15 марта 1920 года в Берлине произошел Каппов-ский путч. Часть германской военщины, участвовавшая в путче, была быстро разгромлена с помощью всеобщей забастовки. Немецкие коммунисты удвоили свои усилия. 29 марта Ленин сообщил IX съезду РКП(б), что в Германии все идет по хорошо известному образцу: неудачный мятеж Корнилова в сентябре 1917 года, в конце концов, привел к октябрьскому большевистскому перевороту. Путч д-ра Вольфганга
Каппа, «немецкая корниловщина», по выражению Ленина, мог привести к таким же результатам. «Не далеко время, когда мы будем идти рука об руку с немецким советским правительством»125. Иллюзии Ленина порождались пренебрежением к национальным различиям.
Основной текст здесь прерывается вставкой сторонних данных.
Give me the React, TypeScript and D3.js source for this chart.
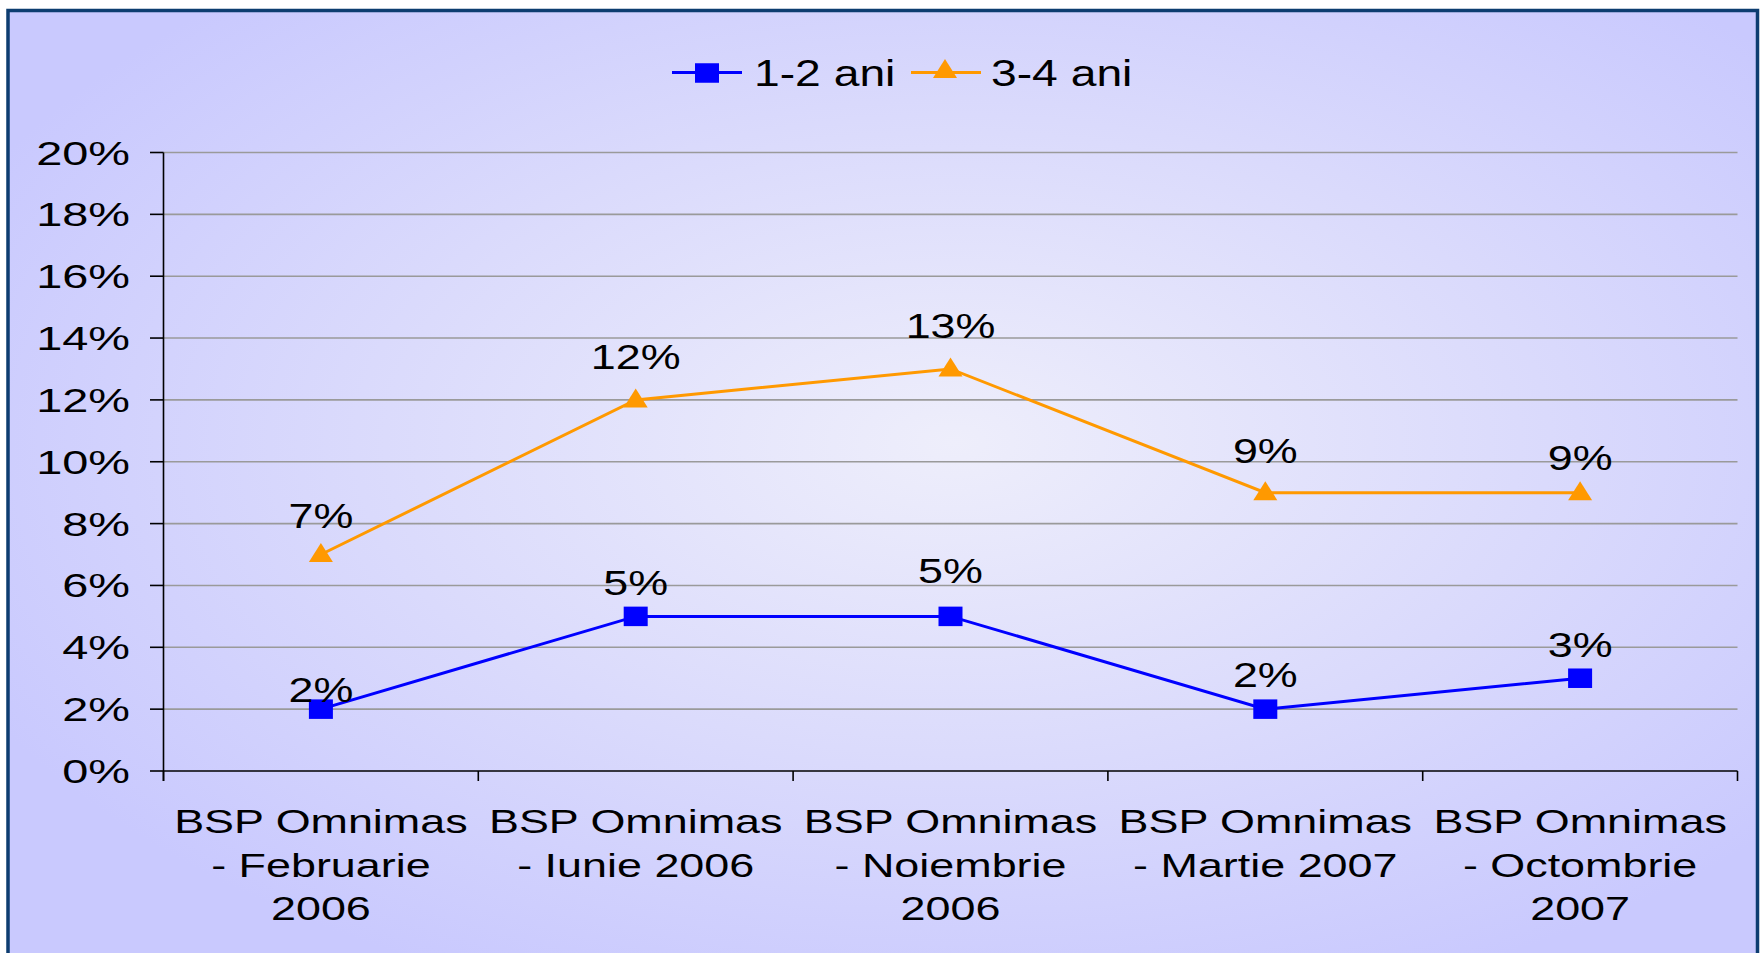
import React from "react";
import * as d3 from "d3";

const categories: string[][] = [
  ["BSP Omnimas", "- Februarie", "2006"],
  ["BSP Omnimas", "- Iunie 2006"],
  ["BSP Omnimas", "- Noiembrie", "2006"],
  ["BSP Omnimas", "- Martie 2007"],
  ["BSP Omnimas", "- Octombrie", "2007"],
];
const series12: number[] = [2, 5, 5, 2, 3];
const series34: number[] = [7, 12, 13, 9, 9];
const seriesNames: string[] = ["1-2 ani", "3-4 ani"];
const yTicks: number[] = [0, 2, 4, 6, 8, 10, 12, 14, 16, 18, 20];

// label nudges (pixels above point) to mimic the original placement
const nudge12 = [7, 21.5, 33, 21.7, 21.7];
const nudge34 = [27, 30.7, 31, 30, 22.6];

const W = 1760;
const H = 953;
const FONT = "'Liberation Sans', Arial, sans-serif";

export default function App() {
  const x = d3.scaleBand<number>().domain(d3.range(categories.length)).range([163.5, 1737.5]);
  const y = d3.scaleLinear().domain([0, 20]).range([771, 152.5]);
  const cx = (i: number) => (x(i) as number) + x.bandwidth() / 2;
  const line = d3
    .line<number>()
    .x((_, i) => cx(i))
    .y((d) => y(d));

  const Txt = (props: { x: number; y: number; size: number; sx?: number; anchor?: string; children: React.ReactNode }) => (
    <text
      transform={`translate(${props.x},${props.y}) scale(${props.sx || 1.3},1)`}
      fontSize={props.size}
      fontFamily={FONT}
      textAnchor={props.anchor || "middle"}
      fill="#000"
    >
      {props.children}
    </text>
  );

  const Square = ({ px, py }: { px: number; py: number }) => (
    <rect x={px - 12} y={py - 9.75} width={24} height={19.5} fill="#0000FF" />
  );
  const Triangle = ({ px, py }: { px: number; py: number }) => (
    <path d={`M${px},${py - 11.5} L${px + 12},${py + 7.5} L${px - 12},${py + 7.5} Z`} fill="#FF9900" />
  );

  const x0 = 163.5;
  const x1 = 1737.5;
  const ly = 72.5;

  return (
    <svg
      width={W}
      height={H}
      style={{ position: "absolute", left: 0, top: 0, display: "block" }}
      xmlns="http://www.w3.org/2000/svg"
    >
      <defs>
        <radialGradient id="bg" cx="0.54" cy="0.45" r="0.62" fx="0.54" fy="0.45">
          <stop offset="0" stopColor="#EEEEFB" />
          <stop offset="0.55" stopColor="#DADAFC" />
          <stop offset="1" stopColor="#C9C9FE" />
        </radialGradient>
      </defs>
      <rect x={0} y={0} width={W} height={H} fill="#fff" />
      <rect x={8} y={10.5} width={1749.5} height={960} fill="url(#bg)" stroke="#0D3D70" strokeWidth={3.5} />

      {/* gridlines */}
      {yTicks.slice(1).map((t) => (
        <line key={t} x1={x0} x2={x1} y1={y(t)} y2={y(t)} stroke="#9A9A9A" strokeWidth={1.6} />
      ))}

      {/* axes */}
      <line x1={x0} x2={x0} y1={y(20)} y2={y(0) + 10} stroke="#000" strokeWidth={1.6} />
      <line x1={x0} x2={x1} y1={y(0)} y2={y(0)} stroke="#000" strokeWidth={1.6} />
      {yTicks.map((t) => (
        <g key={t}>
          <line x1={150} x2={x0} y1={y(t)} y2={y(t)} stroke="#000" strokeWidth={1.6} />
          <Txt x={130} y={y(t) + 12} size={33.5} sx={1.4} anchor="end">
            {t}%
          </Txt>
        </g>
      ))}
      {d3.range(categories.length + 1).map((i) => {
        const xx = i < categories.length ? (x(i) as number) : x1;
        return <line key={i} x1={xx} x2={xx} y1={y(0)} y2={y(0) + 10} stroke="#000" strokeWidth={1.6} />;
      })}
      {categories.map((lines, i) =>
        lines.map((l, j) => (
          <Txt key={`${i}-${j}`} x={cx(i)} y={833.3 + j * 43.4} size={33.5} sx={1.34}>
            {l}
          </Txt>
        ))
      )}

      {/* series */}
      <path d={line(series34) || ""} fill="none" stroke="#FF9900" strokeWidth={3} />
      <path d={line(series12) || ""} fill="none" stroke="#0000FF" strokeWidth={3} />
      {series34.map((v, i) => (
        <Triangle key={i} px={cx(i)} py={y(v)} />
      ))}
      {series12.map((v, i) => (
        <Square key={i} px={cx(i)} py={y(v)} />
      ))}
      {series34.map((v, i) => (
        <Txt key={i} x={cx(i)} y={y(v) - nudge34[i]} size={34.5}>
          {v}%
        </Txt>
      ))}
      {series12.map((v, i) => (
        <Txt key={i} x={cx(i)} y={y(v) - nudge12[i]} size={34.5}>
          {v}%
        </Txt>
      ))}

      {/* legend */}
      <g>
        <line x1={672} x2={742} y1={ly} y2={ly} stroke="#0000FF" strokeWidth={3} />
        <Square px={707} py={ly + 0.5} />
        <Txt x={754} y={ly + 13.5} size={37} sx={1.25} anchor="start">
          {seriesNames[0]}
        </Txt>
        <line x1={911} x2={981} y1={ly} y2={ly} stroke="#FF9900" strokeWidth={3} />
        <Triangle px={945} py={ly - 2} />
        <Txt x={991} y={ly + 13.5} size={37} sx={1.25} anchor="start">
          {seriesNames[1]}
        </Txt>
      </g>
    </svg>
  );
}
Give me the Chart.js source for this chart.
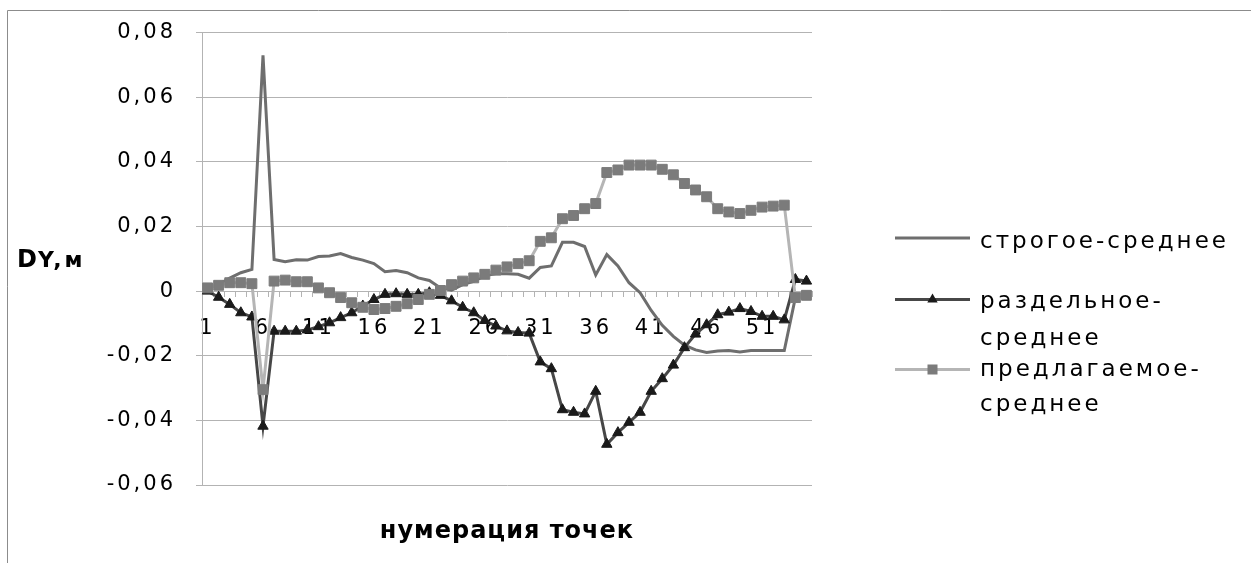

Ленин часто повторял марксистский тезис о неравномерности капиталистического развития в разных странах, но забывал о том, что эта неравномерность влияет и на перспективы пролетарской революции. Он считал, например, что Польша созрела для революции. «Революционное движение там возрастает»,— сказал он 29 марта на партийном съезде.
Поэтому, когда Красная Армия прогнала поляков с Украины, Ленин выступил в пользу похода в Польшу и, через Польшу, в Германию. Другие большевистские вожди были против такого похода.
Среди них был Сталин. В беседе с сотрудником УкрРОСТА, опубликованной в харьковском «Коммунисте» от 24 июня 1920 г.126 127, он остановился на военных трудностях. «Ведь мы воюем не только с поляками, но со всей Антантой, мобилизовавшей все черные силы Германии, Австрии, Венгрии, Румынии, снабжающей поляков всеми видами довольствия». «Поэтому,— сказал Сталин,— я считаю неуместным то бахвальство и вредное для дела самодовольство, которое оказалось у некоторых товарищей: одни из них не довольствуются успехами на фронте и кричат о «марше на Варшаву», другие, не довольствуясь обороной нашей Республики от вражеского нападения, горделиво заявляют, что они могут помириться лишь на «красной советской Варшаве». Это не соответствует политике советского правительства, утверждал Сталин. Но, когда оказалось, что Ленин думает иначе, Сталин переменил мнение и стал на сторону хозяина.